The day arrives, however, when this cannot be done anymore. As young people you have reached that stage of development, or soon will, when you must make a conscious choice with respect to spiritual things. This is what is sometimes called as “the years of discretion,” here applied to one’s spiritual life. As we see in this passage from Hebrews, Moses arrived at this point in life when he was forty years old. This does not mean that he did not come to years of discretion before, this time, not that he did not make a conscious choice before he reached the age of forty. However, it was at forty that he came to a definite conclusion and revealed his choice. Moses had had a very strange history. Born in Egypt at a time when all the Hebrew male babies were supposed to be killed, he was hid for three months at home by his parents, who then set him afloat in the river Nile for he could not be safely hid any longer. Soon the daughter of Pharaoh discovered him and adopted him for her own child. Because he was yet so small he was returned to his home through the instrumentality of his sister Miriam who was watching from a distance. In the covenant home of his parents Moses learned of his people and their God. The rest of his education was obtained in the courts of Pharaoh.
Therefore, although the age of forty seems late for such a choice, when we remember the circumstances of Moses’ life and education we begin to understand. In addition we may bear in mind that Moses lived to be one hundred twenty years old, which is comparable to our seventy, to eighty. The point, however, is not to say that one must make profession of faith at a specific age such as seventeen or eighteen, but when one comes to years, when one reaches the age of discretion spiritually.
In your case, having been instructed in covenant homes from the day of your birth, this coming of age will not be late in your life. And you will want to reveal this choice publicly before God and His people. Putting this off really is a sign of a definite spiritual weakness, maybe even a revelation of the fact that you have made a choice, but not for God’s kingdom. A child of God knows and loves his Lord and desires to make public that which he has decided in his heart through the operation of the Holy Spirit.

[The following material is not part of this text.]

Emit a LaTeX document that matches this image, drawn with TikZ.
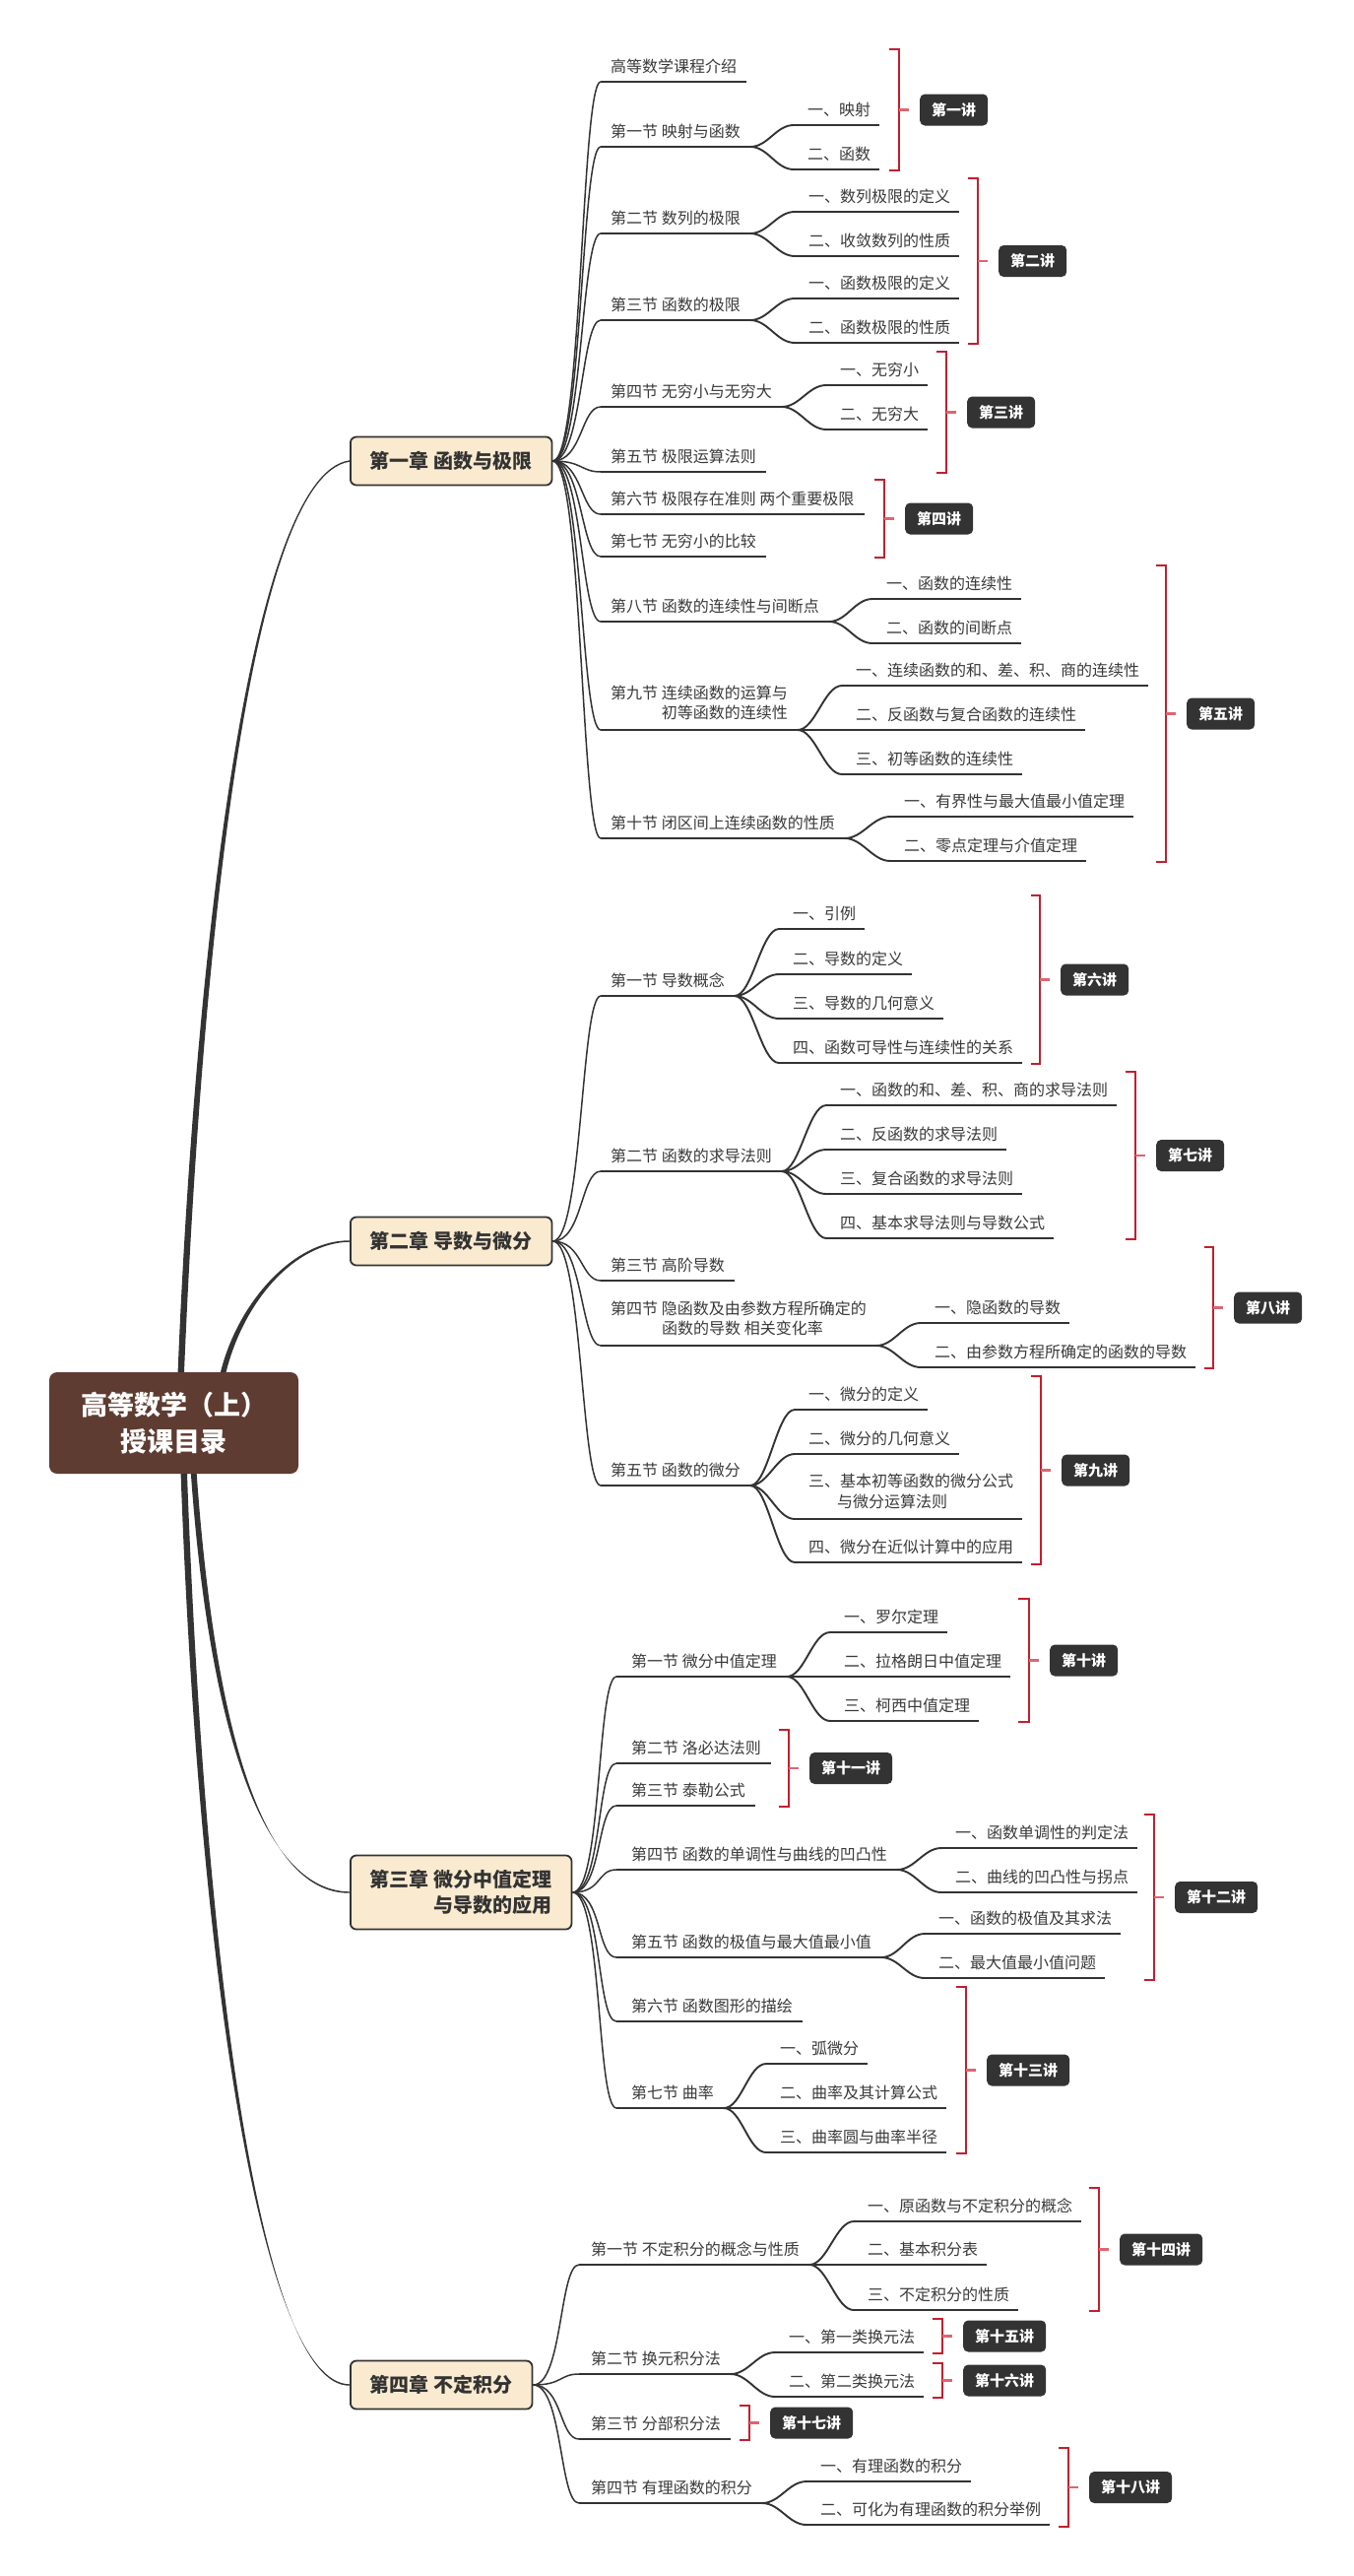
\documentclass[tikz,border=0pt]{standalone}
\usepackage{fontspec}
\setmainfont{Noto Sans CJK SC}
\usetikzlibrary{calc}
\definecolor{ink}{HTML}{333333}
\definecolor{txt}{HTML}{3A3A3A}
\definecolor{chfill}{HTML}{FAEBD0}
\definecolor{rootfill}{HTML}{5E3C31}
\definecolor{brk}{HTML}{C41E2D}
\definecolor{brkl}{HTML}{DB6670}
\definecolor{lectfill}{HTML}{333333}
\tikzset{
  sectxt/.style={anchor=base west, inner sep=0pt, text=txt, font=\fontsize{16}{21}\selectfont},
  uline/.style={draw=ink, line width=2.2pt},
  secline/.style={draw=ink, line width=1.5pt},
  subline/.style={draw=ink, line width=1.9pt},
  chap/.style={draw=ink, line width=1.8pt, fill=chfill, rounded corners=6pt, anchor=west, minimum height=49pt, inner xsep=20pt, text=ink, font=\fontsize{20}{26}\selectfont\bfseries},
  rootbox/.style={fill=rootfill, rounded corners=8pt, minimum width=253pt, minimum height=103pt, align=center, text=white, font=\fontsize{27}{37}\selectfont\bfseries},
  lect/.style={fill=lectfill, rounded corners=5pt, anchor=west, minimum height=32pt, inner xsep=12pt, inner ysep=0pt, text=white, font=\fontsize{15}{18}\selectfont\bfseries},
  brkline/.style={draw=brk, line width=2.6pt},
  brktick/.style={draw=brkl, line width=2.6pt},
}
\newcommand\Sec[6]{%
  \node[sectxt] (#1) at (#4,#5-10) {#6};
  \coordinate (#1a) at (#3,#5);
  \coordinate (#1b) at ($(#1.east |- #1a)+(10,0)$);
  \draw[secline] (#2.east) .. controls +(30,0) and +(-20,0) .. (#1a);
  \draw[uline] (#1a) -- (#1b);
}
\newcommand\Sub[5]{%
  \node[sectxt] (#1) at (#3,#4-10) {#5};
  \coordinate (#1a) at (#3-14,#4);
  \draw[subline] (#2b) .. controls +(18,0) and +(-18,0) .. (#1a);
  \draw[uline] (#1a) -- ($(#1.east |- #1a)+(9,0)$);
}
\newcommand\Lect[6]{%
  \draw[brkline] (#2,#4) -- (#3,#4) -- (#3,#5) -- (#2,#5);
  \coordinate (#1m) at (#3,{(#4+#5)/2});
  \node[lect] (#1) at ($(#1m)+(21,0)$) {#6};
  \draw[brktick] (#1m) -- ($(#1m)+(10,0)$);
}
\begin{document}
\begin{tikzpicture}[x=1pt,y=-1pt]
\useasboundingbox[fill=white] (0,0) rectangle (1374,2615);

% chapters and root
\node[chap] (ch1) at (355,468) {第一章 函数与极限};
\node[chap] (ch2) at (355,1260) {第二章 导数与微分};
\node[chap, align=right, minimum height=75pt] (ch3) at (355,1921) {第三章 微分中值定理\\与导数的应用};
\node[chap] (ch4) at (355,2421) {第四章 不定积分};
\node[rootbox] (root) at (176.5,1444.5) {高等数学（上）\\授课目录};

\coordinate (r1) at ($(root.north west)+(134,0)$);
\coordinate (r2) at ($(root.north west)+(177,0)$);
\coordinate (r3) at ($(root.south west)+(147,0)$);
\coordinate (r4) at ($(root.south west)+(137,0)$);

\fill[ink] ($(r1)+(-3.2,0)$) .. controls (196.6,1000) and (250,481.5) .. ($(ch1.west)+(0,-0.7)$) -- ($(ch1.west)+(0,0.7)$) .. controls (250,484.5) and (203.4,1000) .. ($(r1)+(3.2,0)$) -- cycle;
\fill[ink] ($(r2)+(-2.8,0)$) .. controls (242.2,1320) and (300,1258.4) .. ($(ch2.west)+(0,-0.7)$) -- ($(ch2.west)+(0,0.7)$) .. controls (300,1261.6) and (247.8,1320) .. ($(r2)+(2.8,0)$) -- cycle;
\fill[ink] ($(r3)+(-2.9,0)$) .. controls (212.1,1750) and (265,1919.4) .. ($(ch3.west)+(0,-0.7)$) -- ($(ch3.west)+(0,0.7)$) .. controls (265,1922.6) and (217.9,1750) .. ($(r3)+(2.9,0)$) -- cycle;
\fill[ink] ($(r4)+(-3.2,0)$) .. controls (201.8,2000) and (265,2419.4) .. ($(ch4.west)+(0,-0.7)$) -- ($(ch4.west)+(0,0.7)$) .. controls (265,2422.6) and (208.2,2000) .. ($(r4)+(3.2,0)$) -- cycle;

% ---------- chapter 1
\Sec{A1}{ch1}{610}{620}{83}{高等数学课程介绍}
\Sec{A2}{ch1}{610}{620}{149}{第一节 映射与函数}
\Sub{A2p}{A2}{820}{127}{一、映射}
\Sub{A2q}{A2}{820}{172}{二、函数}
\Sec{A3}{ch1}{610}{620}{237}{第二节 数列的极限}
\Sub{A3p}{A3}{821}{215}{一、数列极限的定义}
\Sub{A3q}{A3}{821}{260}{二、收敛数列的性质}
\Sec{A4}{ch1}{610}{620}{325}{第三节 函数的极限}
\Sub{A4p}{A4}{821}{303}{一、函数极限的定义}
\Sub{A4q}{A4}{821}{348}{二、函数极限的性质}
\Sec{A5}{ch1}{610}{620}{413}{第四节 无穷小与无穷大}
\Sub{A5p}{A5}{853}{391}{一、无穷小}
\Sub{A5q}{A5}{853}{436}{二、无穷大}
\Sec{A6}{ch1}{610}{620}{479}{第五节 极限运算法则}
\Sec{A7}{ch1}{610}{620}{522}{第六节 极限存在准则 两个重要极限}
\Sec{A8}{ch1}{610}{620}{565}{第七节 无穷小的比较}
\Sec{A9}{ch1}{610}{620}{631}{第八节 函数的连续性与间断点}
\Sub{A9p}{A9}{900}{608}{一、函数的连续性}
\Sub{A9q}{A9}{900}{653}{二、函数的间断点}
\node[sectxt] (A10) at (620,709) {第九节 连续函数的运算与};
\node[sectxt, anchor=base east] (A10l) at (800,729) {初等函数的连续性};
\coordinate (A10a) at (610,741);
\coordinate (A10b) at ($(A10.east |- A10a)+(10,0)$);
\draw[secline] (ch1.east) .. controls +(30,0) and +(-20,0) .. (A10a);
\draw[uline] (A10a) -- (A10b);
\Sub{A10p}{A10}{869}{696}{一、连续函数的和、差、积、商的连续性}
\Sub{A10q}{A10}{869}{741}{二、反函数与复合函数的连续性}
\Sub{A10r}{A10}{869}{786}{三、初等函数的连续性}
\Sec{A11}{ch1}{610}{620}{851}{第十节 闭区间上连续函数的性质}
\Sub{A11p}{A11}{918}{829}{一、有界性与最大值最小值定理}
\Sub{A11q}{A11}{918}{874}{二、零点定理与介值定理}

\Lect{L1}{903}{913}{50}{173}{第一讲}
\Lect{L2}{983}{993}{181}{349}{第二讲}
\Lect{L3}{951}{961}{357}{480}{第三讲}
\Lect{L4}{888}{898}{487}{566}{第四讲}
\Lect{L5}{1174}{1184}{574}{875}{第五讲}

% ---------- chapter 2
\Sec{B1}{ch2}{610}{620}{1011}{第一节 导数概念}
\Sub{B1p}{B1}{805}{943}{一、引例}
\Sub{B1q}{B1}{805}{989}{二、导数的定义}
\Sub{B1r}{B1}{805}{1034}{三、导数的几何意义}
\Sub{B1s}{B1}{805}{1079}{四、函数可导性与连续性的关系}
\Sec{B2}{ch2}{610}{620}{1189}{第二节 函数的求导法则}
\Sub{B2p}{B2}{853}{1122}{一、函数的和、差、积、商的求导法则}
\Sub{B2q}{B2}{853}{1167}{二、反函数的求导法则}
\Sub{B2r}{B2}{853}{1212}{三、复合函数的求导法则}
\Sub{B2s}{B2}{853}{1257}{四、基本求导法则与导数公式}
\Sec{B3}{ch2}{610}{620}{1300}{第三节 高阶导数}
\node[sectxt] (B4) at (620,1334) {第四节 隐函数及由参数方程所确定的};
\node[sectxt] (B4l) at (672,1354) {函数的导数 相关变化率};
\coordinate (B4a) at (610,1366);
\coordinate (B4b) at ($(B4.east |- B4a)+(10,0)$);
\draw[secline] (ch2.east) .. controls +(30,0) and +(-20,0) .. (B4a);
\draw[uline] (B4a) -- (B4b);
\Sub{B4p}{B4}{949}{1343}{一、隐函数的导数}
\Sub{B4q}{B4}{949}{1388}{二、由参数方程所确定的函数的导数}
\Sec{B5}{ch2}{610}{620}{1508}{第五节 函数的微分}
\Sub{B5p}{B5}{821}{1431}{一、微分的定义}
\Sub{B5q}{B5}{821}{1476}{二、微分的几何意义}
\node[sectxt] (B5r) at (821,1509) {三、基本初等函数的微分公式};
\node[sectxt] (B5rl) at (850,1530) {与微分运算法则};
\coordinate (B5ra) at (807,1542);
\draw[subline] (B5b) .. controls +(18,0) and +(-18,0) .. (B5ra);
\draw[uline] (B5ra) -- ($(B5r.east |- B5ra)+(9,0)$);
\Sub{B5s}{B5}{821}{1586}{四、微分在近似计算中的应用}

\Lect{L6}{1047}{1056}{909}{1080}{第六讲}
\Lect{L7}{1143}{1153}{1088}{1258}{第七讲}
\Lect{L8}{1223}{1232}{1266}{1389}{第八讲}
\Lect{L9}{1047}{1057}{1397}{1588}{第九讲}

% ---------- chapter 3
\Sec{C1}{ch3}{626}{641}{1702}{第一节 微分中值定理}
\Sub{C1p}{C1}{857}{1657}{一、罗尔定理}
\Sub{C1q}{C1}{857}{1702}{二、拉格朗日中值定理}
\Sub{C1r}{C1}{857}{1747}{三、柯西中值定理}
\Sec{C2}{ch3}{626}{641}{1790}{第二节 洛必达法则}
\Sec{C3}{ch3}{626}{641}{1833}{第三节 泰勒公式}
\Sec{C4}{ch3}{626}{641}{1898}{第四节 函数的单调性与曲线的凹凸性}
\Sub{C4p}{C4}{970}{1876}{一、函数单调性的判定法}
\Sub{C4q}{C4}{970}{1921}{二、曲线的凹凸性与拐点}
\Sec{C5}{ch3}{626}{641}{1987}{第五节 函数的极值与最大值最小值}
\Sub{C5p}{C5}{953}{1963}{一、函数的极值及其求法}
\Sub{C5q}{C5}{953}{2008}{二、最大值最小值问题}
\Sec{C6}{ch3}{626}{641}{2052}{第六节 函数图形的描绘}
\Sec{C7}{ch3}{626}{641}{2140}{第七节 曲率}
\Sub{C7p}{C7}{792}{2095}{一、弧微分}
\Sub{C7q}{C7}{792}{2140}{二、曲率及其计算公式}
\Sub{C7r}{C7}{792}{2185}{三、曲率圆与曲率半径}

\Lect{L10}{1034}{1045}{1623}{1748}{第十讲}
\Lect{L11}{791}{801}{1756}{1834}{第十一讲}
\Lect{L12}{1162}{1172}{1842}{2010}{第十二讲}
\Lect{L13}{971}{981}{2017}{2186}{第十三讲}

% ---------- chapter 4
\Sec{D1}{ch4}{588}{600}{2299}{第一节 不定积分的概念与性质}
\Sub{D1p}{D1}{881}{2255}{一、原函数与不定积分的概念}
\Sub{D1q}{D1}{881}{2299}{二、基本积分表}
\Sub{D1r}{D1}{881}{2345}{三、不定积分的性质}
\Sec{D2}{ch4}{588}{600}{2410}{第二节 换元积分法}
\Sub{D2p}{D2}{801}{2388}{一、第一类换元法}
\Sub{D2q}{D2}{801}{2433}{二、第二类换元法}
\Sec{D3}{ch4}{588}{600}{2476}{第三节 分部积分法}
\Sec{D4}{ch4}{588}{600}{2541}{第四节 有理函数的积分}
\Sub{D4p}{D4}{833}{2519}{一、有理函数的积分}
\Sub{D4q}{D4}{833}{2563}{二、可化为有理函数的积分举例}

\Lect{L14}{1106}{1116}{2221}{2346}{第十四讲}
\Lect{L15}{947}{957}{2354}{2389}{第十五讲}
\Lect{L16}{947}{957}{2399}{2434}{第十六讲}
\Lect{L17}{751}{761}{2442}{2477}{第十七讲}
\Lect{L18}{1075}{1085}{2485}{2565}{第十八讲}
\end{tikzpicture}
\end{document}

Moses made that choice after a bitter struggle in his heart, and, we might add, at exactly the right moment in history so that he might serve as God’s servant to lead His people out of Egypt, the house of bondage, into the land of Canaan, a picture of heaven.
The object of Moses’ choice and the reason why he chose what he did we will discuss in more detail next time. But in the meantime let us remember that we, you and I, must and always do make the same choice as Moses did. He refused to be called the son of Pharaoh’s daughter, which meant that he had cast his lot with the people of God, although they were maltreated and oppressed. So we are called to do the same thing and to make the same choice, not only once, but constantly. We cannot belong to the people of God and to the world at the same time. That is impossible. Moses chose to suffer affliction with the people of God instead of enjoying the pleasures of the world for a season. We must and always do make the same choice before the face of God.